Provided information
************

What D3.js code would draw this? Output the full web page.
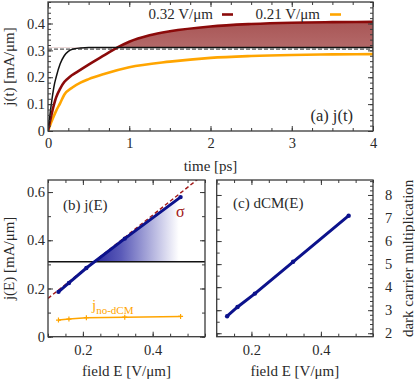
<!DOCTYPE html>
<html><head><meta charset="utf-8">
<script src="https://cdn.jsdelivr.net/npm/d3@7"></script>
<style>
body{margin:0;background:#fff;}
svg text{font-family:"Liberation Serif","Times New Roman",serif;fill:#2a2a2a;font-weight:normal;}
</style></head>
<body><svg id="c" width="415" height="379"></svg>
<script>
// ---------- data ----------
const tBlack = [0, 0.03, 0.05, 0.08, 0.1, 0.15, 0.2, 0.25, 0.3, 0.4, 0.5, 0.7, 1, 2, 3, 4];
const jBlack = [0, 0.075, 0.12, 0.175, 0.2, 0.25, 0.28, 0.296, 0.304, 0.309, 0.311, 0.311, 0.311, 0.311, 0.311, 0.311];
const tRed = [0, 0.05, 0.1, 0.15, 0.2, 0.27, 0.35, 0.5, 0.7, 0.85, 1, 1.25, 1.5, 2, 2.5, 3, 3.5, 4];
const jRed = [0, 0.07, 0.125, 0.158, 0.182, 0.202, 0.218, 0.247, 0.283, 0.31, 0.332, 0.356, 0.371, 0.389, 0.398, 0.403, 0.405, 0.406];
const tOrange = [0, 0.05, 0.1, 0.15, 0.2, 0.3, 0.4, 0.5, 0.7, 1, 1.5, 2, 2.5, 3, 3.5, 4];
const jOrange = [0, 0.04, 0.075, 0.104, 0.135, 0.162, 0.18, 0.193, 0.213, 0.237, 0.258, 0.272, 0.279, 0.283, 0.285, 0.286];
const jSat = 0.311;        // saturation level (black plateau)
const jDashed = 0.305;     // dashed reference
const legendLabels = ["0.32 V/\u03bcm", "0.21 V/\u03bcm"];

const fieldE = [0.13, 0.16, 0.21, 0.32, 0.48];
const jE = [0.186, 0.223, 0.285, 0.407, 0.579];
const jNoDCM = [0.069, 0.073, 0.079, 0.081, 0.084];
const dcm = [2.74, 3.14, 3.72, 5.1, 7.1];
const sigmaE = [0.1, 0.55];
const sigmaJ = [0.159, 0.677];

const ticksA_x = [0, 1, 2, 3, 4];
const ticksA_y = [0, 0.1, 0.2, 0.3, 0.4];
const ticksB_x = [0.2, 0.4];
const ticksB_y = [0, 0.2, 0.4, 0.6];
const ticksC_y = [2, 3, 4, 5, 6, 7, 8];

// ---------- setup ----------
const svg = d3.select("#c");
const defs = svg.append("defs");
const frameCol = "#3a3a3a";
const red = "#8b0a0a", orange = "#ffa500", blue = "#0c128c";
const fmt = d => d === 0 ? "0" : d3.format(".1f")(d);

function ticks(g, axisFn, scale, major, minor, showLabels, pad, format) {
  g.append("g").call(axisFn(scale).tickValues(minor).tickSize(-3).tickFormat(""));
  const a = g.append("g").call(axisFn(scale).tickValues(major).tickSizeInner(-5).tickSizeOuter(0)
      .tickPadding(pad).tickFormat(showLabels ? format : ""));
  g.selectAll(".domain").remove();
  g.selectAll("line").attr("stroke", frameCol);
  a.selectAll("text").attr("font-size", 14.5).attr("font-family", "Liberation Serif");
}

function frame(x0, y0, w, h) {
  svg.append("rect").attr("x", x0).attr("y", y0).attr("width", w).attr("height", h)
    .attr("fill", "none").attr("stroke", frameCol).attr("stroke-width", 1.3);
}

// ---------- panel (a) ----------
{
  const L = 48, R = 373, T = 2, B = 131;
  const x = d3.scaleLinear().domain([0, 4]).range([L, R]);
  const y = d3.scaleLinear().domain([0, 0.48]).range([B, T]);
  const gA = svg.append("g");
  defs.append("clipPath").attr("id", "clipA").append("rect").attr("x", L).attr("y", T).attr("width", R - L).attr("height", B - T);
  defs.append("clipPath").attr("id", "clipAbove").append("rect").attr("x", L).attr("y", T).attr("width", R - L).attr("height", y(jSat) - T);
  const gr = defs.append("linearGradient").attr("id", "gradRed").attr("x1", 0).attr("y1", 0).attr("x2", 0).attr("y2", 1);
  gr.append("stop").attr("offset", "0").attr("stop-color", "#a85656");
  gr.append("stop").attr("offset", "1").attr("stop-color", "#dca6a6");

  const redPts = tRed.map((t, i) => [t, jRed[i]]);
  gA.append("path").datum(redPts).attr("clip-path", "url(#clipAbove)")
    .attr("d", d3.area().x(d => x(d[0])).y0(y(jSat)).y1(d => y(d[1])).curve(d3.curveMonotoneX))
    .attr("fill", "url(#gradRed)");

  gA.append("line").attr("x1", x(0)).attr("x2", x(4)).attr("y1", y(jDashed)).attr("y2", y(jDashed))
    .attr("stroke", "#555").attr("stroke-width", 1.2).attr("stroke-dasharray", "4,2");

  const line = d3.line().x(d => x(d[0])).y(d => y(d[1])).curve(d3.curveMonotoneX);
  const gl = gA.append("g").attr("clip-path", "url(#clipA)");
  gl.append("path").datum(tOrange.map((t, i) => [t, jOrange[i]])).attr("d", line)
    .attr("fill", "none").attr("stroke", orange).attr("stroke-width", 2.6);
  gl.append("path").datum(redPts).attr("d", line)
    .attr("fill", "none").attr("stroke", red).attr("stroke-width", 2.6);
  gl.append("path").datum(tBlack.map((t, i) => [t, jBlack[i]])).attr("d", line)
    .attr("fill", "none").attr("stroke", "#111").attr("stroke-width", 1.5);

  // axes
  ticks(gA.append("g").attr("transform", `translate(0,${B})`), d3.axisBottom, x, ticksA_x, d3.range(0, 4.001, 0.25), true, 7, d => d3.format("d")(d));
  ticks(gA.append("g").attr("transform", `translate(0,${T})`), d3.axisTop, x, ticksA_x, d3.range(0, 4.001, 0.25), false, 3, fmt);
  ticks(gA.append("g").attr("transform", `translate(${L},0)`), d3.axisLeft, y, ticksA_y, d3.range(0, 0.481, 0.02), true, 3, fmt);
  ticks(gA.append("g").attr("transform", `translate(${R},0)`), d3.axisRight, y, ticksA_y, d3.range(0, 0.481, 0.02), false, 3, fmt);
  frame(L, T, R - L, B - T);

  // legend
  const lg = gA.append("g");
  lg.append("text").attr("x", 213).attr("y", 19).attr("text-anchor", "end").attr("font-size", 15).text(legendLabels[0]);
  lg.append("line").attr("x1", 222).attr("x2", 233).attr("y1", 14.5).attr("y2", 14.5).attr("stroke", red).attr("stroke-width", 2.6);
  lg.append("text").attr("x", 320).attr("y", 19).attr("text-anchor", "end").attr("font-size", 15).text(legendLabels[1]);
  lg.append("line").attr("x1", 330).attr("x2", 341).attr("y1", 14.5).attr("y2", 14.5).attr("stroke", orange).attr("stroke-width", 2.6);

  gA.append("text").attr("x", 353).attr("y", 121).attr("text-anchor", "end").attr("font-size", 16.5).text("(a) j(t)");
  gA.append("text").attr("x", (L + R) / 2).attr("y", 171).attr("text-anchor", "middle").attr("font-size", 15).text("time [ps]");
  gA.append("text").attr("transform", `translate(14,${(T + B) / 2}) rotate(-90)`).attr("text-anchor", "middle").attr("font-size", 15).text("j(t) [mA/\u03bcm]");
}

// ---------- panel (b) ----------
{
  const L = 48, R = 205, T = 180, B = 336.7;
  const x = d3.scaleLinear().domain([0.1, 0.55]).range([L, R]);
  const y = d3.scaleLinear().domain([0, 0.65]).range([B, T]);
  const gB = svg.append("g");
  defs.append("clipPath").attr("id", "clipB").append("rect").attr("x", L).attr("y", T).attr("width", R - L).attr("height", B - T);
  defs.append("clipPath").attr("id", "clipBAbove").append("rect").attr("x", L).attr("y", T).attr("width", R - L).attr("height", y(jSat) - T);
  const gb = defs.append("linearGradient").attr("id", "gradBlue").attr("gradientUnits", "userSpaceOnUse")
    .attr("x1", x(0.22)).attr("y1", 0).attr("x2", x(0.475)).attr("y2", 0);
  gb.append("stop").attr("offset", "0").attr("stop-color", "#23239a");
  gb.append("stop").attr("offset", "0.35").attr("stop-color", "#5a5ab8");
  gb.append("stop").attr("offset", "1").attr("stop-color", "#ffffff");

  const pts = fieldE.map((e, i) => [e, jE[i]]);
  gB.append("path").datum(pts.map(d => [Math.min(d[0], 0.475), d[1]])).attr("clip-path", "url(#clipBAbove)")
    .attr("d", d3.area().x(d => x(d[0])).y0(y(jSat)).y1(d => y(d[1])))
    .attr("fill", "url(#gradBlue)");

  gB.append("line").attr("x1", L).attr("x2", R).attr("y1", y(jSat)).attr("y2", y(jSat))
    .attr("stroke", "#111").attr("stroke-width", 1.3);

  const gl = gB.append("g").attr("clip-path", "url(#clipB)");
  gl.append("path").datum(sigmaE.map((e, i) => [e, sigmaJ[i]]))
    .attr("d", d3.line().x(d => x(d[0])).y(d => y(d[1])))
    .attr("stroke", "#a01818").attr("stroke-width", 1.4).attr("stroke-dasharray", "4,2.5").attr("fill", "none");

  const line = d3.line().x(d => x(d[0])).y(d => y(d[1]));
  gl.append("path").datum(pts).attr("d", line).attr("fill", "none").attr("stroke", blue).attr("stroke-width", 3);
  gl.selectAll("circle.b").data(pts).join("circle").attr("cx", d => x(d[0])).attr("cy", d => y(d[1])).attr("r", 2.2).attr("fill", blue);

  const npts = fieldE.map((e, i) => [e, jNoDCM[i]]);
  gl.append("path").datum(npts).attr("d", line).attr("fill", "none").attr("stroke", orange).attr("stroke-width", 1.5);
  gl.selectAll("path.plus").data(npts).join("path").attr("class", "plus")
    .attr("d", d => `M${x(d[0]) - 2.5},${y(d[1])}h5M${x(d[0])},${y(d[1]) - 2.5}v5`)
    .attr("stroke", orange).attr("stroke-width", 1.2);

  ticks(gB.append("g").attr("transform", `translate(0,${B})`), d3.axisBottom, x, ticksB_x, d3.range(0.1, 0.551, 0.05), true, 8, fmt);
  ticks(gB.append("g").attr("transform", `translate(0,${T})`), d3.axisTop, x, ticksB_x, d3.range(0.1, 0.551, 0.05), false, 3, fmt);
  ticks(gB.append("g").attr("transform", `translate(${L},0)`), d3.axisLeft, y, ticksB_y, d3.range(0, 0.651, 0.1), true, 3, fmt);
  ticks(gB.append("g").attr("transform", `translate(${R},0)`), d3.axisRight, y, ticksB_y, d3.range(0, 0.651, 0.1), false, 3, fmt);
  frame(L, T, R - L, B - T);

  gB.append("text").attr("x", 63).attr("y", 210).attr("font-size", 15).text("(b) j(E)");
  gB.append("text").attr("x", 176).attr("y", 217).attr("font-size", 16).style("fill", "#a01818").text("\u03c3");
  const tj = gB.append("text").attr("x", 92).attr("y", 310).attr("font-size", 15).style("fill", orange);
  tj.append("tspan").text("j");
  tj.append("tspan").attr("dy", 4).attr("font-size", 11).text("no-dCM");
  gB.append("text").attr("x", (L + R) / 2).attr("y", 376).attr("text-anchor", "middle").attr("font-size", 15).text("field E [V/\u03bcm]");
  gB.append("text").attr("transform", `translate(14,${(T + B) / 2}) rotate(-90)`).attr("text-anchor", "middle").attr("font-size", 15).text("j(E) [mA/\u03bcm]");
}

// ---------- panel (c) ----------
{
  const L = 216.7, R = 373, T = 180, B = 336.7;
  const x = d3.scaleLinear().domain([0.1, 0.55]).range([L, R]);
  const y = d3.scaleLinear().domain([1.85, 8.65]).range([B, T]);
  const gC = svg.append("g");
  const pts = fieldE.map((e, i) => [e, dcm[i]]);
  gC.append("path").datum(pts).attr("d", d3.line().x(d => x(d[0])).y(d => y(d[1])))
    .attr("fill", "none").attr("stroke", blue).attr("stroke-width", 3);
  gC.selectAll("circle").data(pts).join("circle").attr("cx", d => x(d[0])).attr("cy", d => y(d[1])).attr("r", 2.2).attr("fill", blue);

  ticks(gC.append("g").attr("transform", `translate(0,${B})`), d3.axisBottom, x, ticksB_x, d3.range(0.1, 0.551, 0.05), true, 8, fmt);
  ticks(gC.append("g").attr("transform", `translate(0,${T})`), d3.axisTop, x, ticksB_x, d3.range(0.1, 0.551, 0.05), false, 3, fmt);
  ticks(gC.append("g").attr("transform", `translate(${L},0)`), d3.axisLeft, y, ticksC_y, d3.range(2, 8.51, 0.5), false, 3, fmt);
  ticks(gC.append("g").attr("transform", `translate(${R},0)`), d3.axisRight, y, ticksC_y, d3.range(2, 8.61, 0.2), true, 12, d => d3.format("d")(d));
  frame(L, T, R - L, B - T);

  gC.append("text").attr("x", 233).attr("y", 208).attr("font-size", 15).text("(c) dCM(E)");
  gC.append("text").attr("x", (L + R) / 2).attr("y", 376).attr("text-anchor", "middle").attr("font-size", 15).text("field E [V/\u03bcm]");
  gC.append("text").attr("transform", `translate(408,${(T + B) / 2}) rotate(-90)`).attr("text-anchor", "middle").attr("dy", "0.35em").attr("font-size", 15).text("dark carrier multiplication");
}
</script></body></html>
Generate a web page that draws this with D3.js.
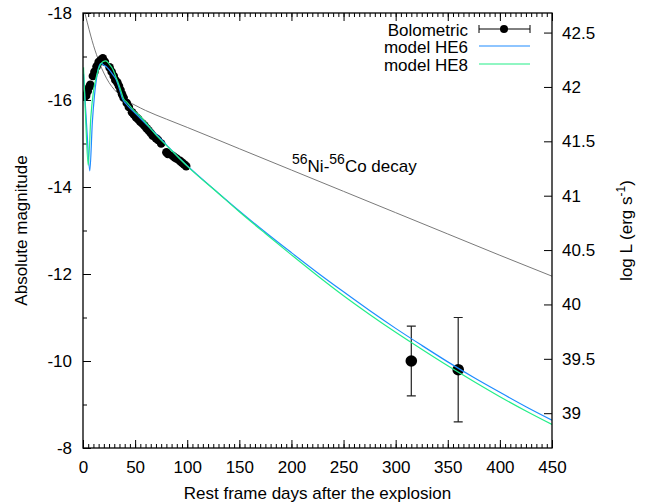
<!DOCTYPE html>
<html lang="en">
<head>
    <meta charset="UTF-8">
    <script src="https://d3js.org/d3.v7.min.js"></script>
    <title>Bolometric light curve</title>
    <style>
        body {
            margin: 0;
            background-color: #ffffff;
            font-family: "Liberation Sans", Arial, sans-serif;
        }
        svg text {
            font-family: "Liberation Sans", Arial, sans-serif;
            fill: #000;
        }
        .axis text {
            font-size: 17px;
        }
        .axis line {
            stroke: #000;
            stroke-width: 1;
        }
        .axis path {
            display: none;
        }
    </style>
</head>
<body>
    <svg id="chart" width="661" height="503"></svg>

    <script>
        // bolometric points, days 0-100
        const bolDays = [1.5, 3, 4.5, 6, 7, 9.5, 11, 13, 15, 17, 19, 21, 25.5, 27.5, 29.5, 31,
            33, 34.5, 36, 37.5, 39, 42, 44, 47, 49, 51, 53, 55, 57, 59, 61, 63, 65, 67,
            70, 72, 75, 80, 81.5, 86, 88, 90, 93, 95, 97, 99];
        const bolMag = [-16.08, -16.1, -16.2, -16.3, -16.35, -16.55, -16.65, -16.77, -16.87,
            -16.92, -16.96, -16.88, -16.75, -16.65, -16.55, -16.46, -16.4, -16.32, -16.23,
            -16.13, -16.05, -15.93, -15.84, -15.72, -15.66, -15.6, -15.56, -15.5, -15.46,
            -15.41, -15.35, -15.3, -15.24, -15.18, -15.12, -15.08, -15.0, -14.8, -14.76,
            -14.72, -14.68, -14.65, -14.6, -14.56, -14.52, -14.48];

        // late points with error bars
        const lateDays = [315, 360];
        const lateMag = [-10.0, -9.8];
        const lateErrHigh = [-10.8, -11.0];
        const lateErrLow = [-9.2, -8.6];

        // model HE6
        const he6Days = [0.5, 2, 4, 6.5, 9, 11, 13, 15, 17.5, 20, 23, 26, 29, 32, 35, 38, 41,
            44, 50, 60, 70, 80, 90, 100, 130, 150, 175, 200, 225, 250, 275, 300, 325, 350,
            375, 400, 425, 450];
        const he6Mag = [-16.6, -16.0, -15.2, -14.37, -15.5, -16.1, -16.5, -16.75, -16.84,
            -16.8, -16.75, -16.67, -16.57, -16.46, -16.25, -16.02, -15.92, -15.84, -15.7,
            -15.46, -15.22, -14.97, -14.72, -14.49, -13.86, -13.45, -12.96, -12.49, -12.03,
            -11.59, -11.16, -10.75, -10.36, -9.98, -9.62, -9.28, -8.95, -8.64];

        // model HE8
        const he8Days = [0.5, 2.5, 5, 7.5, 10, 13, 16, 19, 22, 25, 29, 32, 34, 36.5, 38.7, 42,
            48, 55, 70, 85, 100, 130, 150, 175, 200, 225, 250, 275, 300, 325, 350, 375, 400,
            425, 450];
        const he8Mag = [-16.75, -15.6, -14.5, -15.6, -16.2, -16.55, -16.78, -16.88, -16.9,
            -16.83, -16.69, -16.5, -16.38, -16.2, -16.04, -15.95, -15.78, -15.62, -15.2,
            -14.84, -14.48, -13.85, -13.43, -12.93, -12.44, -11.96, -11.5, -11.07, -10.66,
            -10.27, -9.89, -9.53, -9.18, -8.85, -8.54];

        // 56Ni-56Co decay line
        const decayDays = [0, 2, 4, 7.5, 10, 13, 16, 20, 25, 30, 35, 40, 50, 60, 80, 100,
            150, 200, 250, 300, 350, 400, 450];
        const decayMag = [-18.2, -17.98, -17.79, -17.47, -17.26, -17.04, -16.84, -16.62,
            -16.4, -16.24, -16.12, -16.02, -15.88, -15.76, -15.56, -15.37, -14.88, -14.39,
            -13.9, -13.41, -12.92, -12.43, -11.95];

        const xTicks = [0, 50, 100, 150, 200, 250, 300, 350, 400, 450];
        const yTicks = [-18, -16, -14, -12, -10, -8];
        const y2Ticks = [39, 39.5, 40, 40.5, 41, 41.5, 42, 42.5];

        const plotLeft = 83, plotRight = 552, plotTop = 13, plotBottom = 448;
        // M_bol = 88.7 - 2.5 log L
        const magZero = 88.7;

        const svg = d3.select("#chart");

        const x = d3.scaleLinear().domain([0, 450]).range([plotLeft, plotRight]);
        const y = d3.scaleLinear().domain([-18, -8]).range([plotTop, plotBottom]);
        const y2 = d3.scaleLinear()
            .domain([(magZero + 18) / 2.5, (magZero + 8) / 2.5])
            .range([plotTop, plotBottom]);

        svg.append("clipPath").attr("id", "plotClip")
            .append("rect")
            .attr("x", plotLeft).attr("y", plotTop)
            .attr("width", plotRight - plotLeft).attr("height", plotBottom - plotTop);

        // axes
        const fmt = d => String(d);
        svg.append("g").attr("class", "axis")
            .attr("transform", `translate(0,${plotBottom})`)
            .call(d3.axisBottom(x).tickValues(xTicks).tickSize(-8).tickPadding(13).tickFormat(fmt));
        svg.append("g").attr("class", "axis")
            .attr("transform", `translate(0,${plotBottom})`)
            .call(d3.axisBottom(x).tickValues(d3.range(0, 451, 5)).tickSize(-4).tickFormat(""));
        svg.append("g").attr("class", "axis")
            .attr("transform", `translate(0,${plotTop})`)
            .call(d3.axisTop(x).tickValues(xTicks).tickSize(-8).tickFormat(""));
        svg.append("g").attr("class", "axis")
            .attr("transform", `translate(0,${plotTop})`)
            .call(d3.axisTop(x).tickValues(d3.range(0, 451, 5)).tickSize(-4).tickFormat(""));
        svg.append("g").attr("class", "axis")
            .attr("transform", `translate(${plotLeft},0)`)
            .call(d3.axisLeft(y).tickValues(yTicks).tickSize(-8).tickPadding(11).tickFormat(fmt));
        svg.append("g").attr("class", "axis")
            .attr("transform", `translate(${plotLeft},0)`)
            .call(d3.axisLeft(y).tickValues([-17, -15, -13, -11, -9]).tickSize(-4).tickFormat(""));
        svg.append("g").attr("class", "axis")
            .attr("transform", `translate(${plotRight},0)`)
            .call(d3.axisRight(y2).tickValues(y2Ticks).tickSize(-8).tickPadding(10).tickFormat(fmt));

        const plot = svg.append("g").attr("clip-path", "url(#plotClip)");

        const line = d3.line()
            .x(d => x(d[0]))
            .y(d => y(d[1]))
            .curve(d3.curveMonotoneX);

        plot.append("path")
            .datum(d3.zip(decayDays, decayMag))
            .attr("d", line)
            .attr("fill", "none")
            .attr("stroke", "#7a7a7a")
            .attr("stroke-width", 1);

        // bolometric points
        plot.selectAll(".bol")
            .data(d3.zip(bolDays, bolMag))
            .enter().append("circle")
            .attr("cx", d => x(d[0]))
            .attr("cy", d => y(d[1]))
            .attr("r", 4.3)
            .attr("fill", "#000");

        const late = d3.zip(lateDays, lateMag, lateErrHigh, lateErrLow);
        plot.selectAll(".errbar")
            .data(late)
            .enter().append("path")
            .attr("d", d => `M${x(d[0])},${y(d[2])}V${y(d[3])}` +
                `M${x(d[0]) - 4.5},${y(d[2])}h9M${x(d[0]) - 4.5},${y(d[3])}h9`)
            .attr("stroke", "#222")
            .attr("stroke-width", 1.2)
            .attr("fill", "none");
        plot.selectAll(".late")
            .data(late)
            .enter().append("circle")
            .attr("cx", d => x(d[0]))
            .attr("cy", d => y(d[1]))
            .attr("r", 5.8)
            .attr("fill", "#000");

        plot.append("path")
            .datum(d3.zip(he6Days, he6Mag))
            .attr("d", line)
            .attr("fill", "none")
            .attr("stroke", "#1e8cff")
            .attr("stroke-width", 1.2);

        plot.append("path")
            .datum(d3.zip(he8Days, he8Mag))
            .attr("d", line)
            .attr("fill", "none")
            .attr("stroke", "#22ee88")
            .attr("stroke-width", 1.2);

        // frame
        svg.append("rect")
            .attr("x", plotLeft).attr("y", plotTop)
            .attr("width", plotRight - plotLeft).attr("height", plotBottom - plotTop)
            .attr("fill", "none")
            .attr("stroke", "#000")
            .attr("stroke-width", 1.3);

        // legend
        const legend = svg.append("g").style("font-size", "17px");
        legend.append("text").attr("x", 468).attr("y", 36).attr("text-anchor", "end").text("Bolometric");
        legend.append("text").attr("x", 468).attr("y", 53).attr("text-anchor", "end").text("model HE6");
        legend.append("text").attr("x", 468).attr("y", 70.5).attr("text-anchor", "end").text("model HE8");
        legend.append("path")
            .attr("d", "M479,29H530M479,25V33M530,25V33")
            .attr("stroke", "#000").attr("stroke-width", 1);
        legend.append("circle").attr("cx", 504).attr("cy", 29).attr("r", 4).attr("fill", "#000");
        legend.append("line").attr("x1", 479).attr("x2", 530).attr("y1", 46).attr("y2", 46)
            .attr("stroke", "#1e8cff").attr("stroke-width", 1.2);
        legend.append("line").attr("x1", 479).attr("x2", 530).attr("y1", 64).attr("y2", 64)
            .attr("stroke", "#22ee88").attr("stroke-width", 1.2);

        // decay label
        const decayLabel = svg.append("text").attr("x", 292).attr("y", 172).style("font-size", "17px");
        decayLabel.append("tspan").attr("dy", -8).style("font-size", "14px").text("56");
        decayLabel.append("tspan").attr("dy", 8).text("Ni-");
        decayLabel.append("tspan").attr("dy", -8).style("font-size", "14px").text("56");
        decayLabel.append("tspan").attr("dy", 8).text("Co decay");

        // axis titles
        svg.append("text")
            .attr("x", (plotLeft + plotRight) / 2).attr("y", 499)
            .attr("text-anchor", "middle")
            .style("font-size", "17px")
            .text("Rest frame days after the explosion");
        svg.append("text")
            .attr("transform", `translate(27,${(plotTop + plotBottom) / 2}) rotate(-90)`)
            .attr("text-anchor", "middle")
            .style("font-size", "17px")
            .text("Absolute magnitude");
        const y2Title = svg.append("text")
            .attr("transform", `translate(632,${(plotTop + plotBottom) / 2}) rotate(-90)`)
            .attr("text-anchor", "middle")
            .style("font-size", "17px");
        y2Title.append("tspan").text("log L (erg s");
        y2Title.append("tspan").attr("dy", -7).style("font-size", "12px").text("-1");
        y2Title.append("tspan").attr("dy", 7).text(")");
    </script>
</body>
</html>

************

Challenge
All lines from the start of the entries above through the line containing "const fmt = d => d" are to be given again exactly; the pictures are not.

Correct output
What D3.js code would draw this? Output the full web page.
<!DOCTYPE html>
<html><head><meta charset="utf-8">
<script src="https://cdn.jsdelivr.net/npm/d3@7"></script>
<style>
body{margin:0;background:#fff;}
svg text{font-family:"Liberation Serif","Times New Roman",serif;fill:#2a2a2a;font-weight:normal;}
</style></head>
<body><svg id="c" width="415" height="379"></svg>
<script>
// ---------- data ----------
const tBlack = [0, 0.03, 0.05, 0.08, 0.1, 0.15, 0.2, 0.25, 0.3, 0.4, 0.5, 0.7, 1, 2, 3, 4];
const jBlack = [0, 0.075, 0.12, 0.175, 0.2, 0.25, 0.28, 0.296, 0.304, 0.309, 0.311, 0.311, 0.311, 0.311, 0.311, 0.311];
const tRed = [0, 0.05, 0.1, 0.15, 0.2, 0.27, 0.35, 0.5, 0.7, 0.85, 1, 1.25, 1.5, 2, 2.5, 3, 3.5, 4];
const jRed = [0, 0.07, 0.125, 0.158, 0.182, 0.202, 0.218, 0.247, 0.283, 0.31, 0.332, 0.356, 0.371, 0.389, 0.398, 0.403, 0.405, 0.406];
const tOrange = [0, 0.05, 0.1, 0.15, 0.2, 0.3, 0.4, 0.5, 0.7, 1, 1.5, 2, 2.5, 3, 3.5, 4];
const jOrange = [0, 0.04, 0.075, 0.104, 0.135, 0.162, 0.18, 0.193, 0.213, 0.237, 0.258, 0.272, 0.279, 0.283, 0.285, 0.286];
const jSat = 0.311;        // saturation level (black plateau)
const jDashed = 0.305;     // dashed reference
const legendLabels = ["0.32 V/\u03bcm", "0.21 V/\u03bcm"];

const fieldE = [0.13, 0.16, 0.21, 0.32, 0.48];
const jE = [0.186, 0.223, 0.285, 0.407, 0.579];
const jNoDCM = [0.069, 0.073, 0.079, 0.081, 0.084];
const dcm = [2.74, 3.14, 3.72, 5.1, 7.1];
const sigmaE = [0.1, 0.55];
const sigmaJ = [0.159, 0.677];

const ticksA_x = [0, 1, 2, 3, 4];
const ticksA_y = [0, 0.1, 0.2, 0.3, 0.4];
const ticksB_x = [0.2, 0.4];
const ticksB_y = [0, 0.2, 0.4, 0.6];
const ticksC_y = [2, 3, 4, 5, 6, 7, 8];

// ---------- setup ----------
const svg = d3.select("#c");
const defs = svg.append("defs");
const frameCol = "#3a3a3a";
const red = "#8b0a0a", orange = "#ffa500", blue = "#0c128c";
const fmt = d => d === 0 ? "0" : d3.format(".1f")(d);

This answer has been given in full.